In finding clear error in the IJ's grant of asylum, the BIA explained that there was no record evidence that Maoists targeted Ang on account of his political opinion. The BIA's explanation is contradicted by the record. Sherpa credibly testified that, in addition to being targeted for his wealth and status as a teacher, he was targeted as a long-standing member of the Nepali Congress Party and enemy of the Maoist Party. Furthermore, Ang submitted a letter from the Maoist Party that accused him of working for the Nepalese Government, which it considered a political enemy. The BIA thus ignored material evidence that Maoists may have had a mixed motive for targeting Ang, including his political opinion. Accordingly, the BIA failed to satisfy its obligation to adequately explain its determination that the IJ committed clear error in finding that Maoists persecuted Ang on account of his political opinion. See Wu Lin, 813 F.3d at 129; Acharya, 761 F.3d at 298-300.

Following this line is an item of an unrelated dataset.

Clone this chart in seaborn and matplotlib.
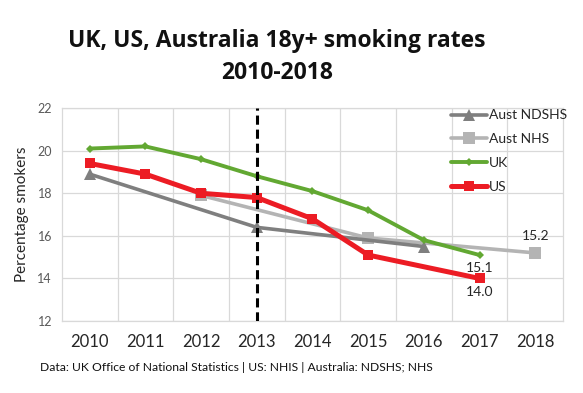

As to social group, the BIA reasonably determined that the IJ committed clear error in finding that Maoists targeted Ang on account of his membership in a particular social group, given that the group (defined by the IJ) lacked the required particularity and social distinction. See In re M-E-V-G-, 26 I. & N. Dec. 227, 239-40 (B.I.A. 2014). Nevertheless, in considering Ang's political persecution claim on remand, the agency should consider any political dimension to Ang's work as a teacher and affiliation with numerous teachers' organizations. See Acharya, 761 F.3d at 302.
For the foregoing reasons, the petition for review is GRANTED, and the case is REMANDED for further proceedings consistent with this order. As we have completed our review, any stay of removal that the Court previously granted in this petition is VACATED, and any pending motion for a stay of removal in this petition is DISMISSED as moot. Any pending request for oral argument in this petition is DENIED in accordance with Federal Rule of Appellate Procedure 34(a)(2), and Second Circuit Local Rule 34.1(b).